E, digo mais: se o investidor for daquele tipo que gosta de cassinos e emoções fortes, ainda pode colocar seu rico dinheirinho nas Bolsas de Valores e de Mercadorias e Futuros, os mais sofisticados cassinos do mundo, cujo entendimento do jogo e da forma de apostas não estão ao alcance do cidadão comum. É preciso ter a consultoria dos especialistas do mercado de capitais, que geralmente enganam os incautos.
Os defensores dos impostos baixos para o SFN dizem que se for aumentado o tributo, a taxa de juro também tem que ser aumentada. Os empresários de seu lado dizem praticamente o mesmo: aumentando os impostos, também devem ser aumentados os preços, gerando inflação. Ou seja, se ficar o “bicho pega, se correr o bicho come”.
O governo, por sua vez, aumenta os impostos e as contribuições dos empresários, mas não diminui os juros, não aumenta os impostos dos investimentos improdutivos, nem decreta a moratória, que é a única forma de resolver a inquietante situação em que se encontra o orçamento nacional, que, para pagar juros, deixa de destinar verbas (dinheiro) para setores essenciais, praticamente nada aplicando em novos investimentos produtivos e nem na manutenção dos existentes, como por exemplo, a conservação das rodovias e ferrovias do país, importantes para o barateio da produção e inclusive como corredores de exportação. E para exportar é preciso reaparelhar e ampliar os portos brasileiros.
Conclusão: Sem moratória não há solução. Sem moratória a ciranda financeira não acaba.
Os empresários se eximem de dizer isto assim abertamente. Preferem deixar que o fato fique oculto nas entrelinhas de frases de efeito, tal como: - O setor produtivo não agüenta pagar tantos impostos (eles deviam ser cobrados do setor improdutivo).
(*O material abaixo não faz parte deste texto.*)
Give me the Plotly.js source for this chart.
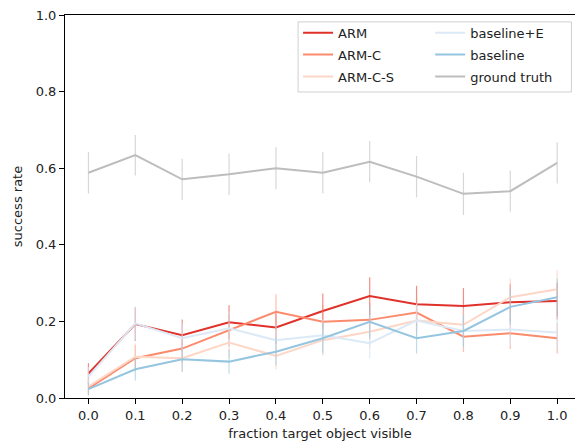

É claro que o setor improdutivo é justamente o dos banqueiros e dos especuladores do SFN.
Frases semelhantes são proferidas: “com taxas de juros tão altas é impossível aplicar dinheiro na produção e no emprego” (preferimos aplicar na especulação financeira); “com contribuições previdenciárias e impostos tão elevados não podemos gerar empregos” (aplicamos na ciranda financeira, porque nela o lucro é fácil e pagamos menos impostos).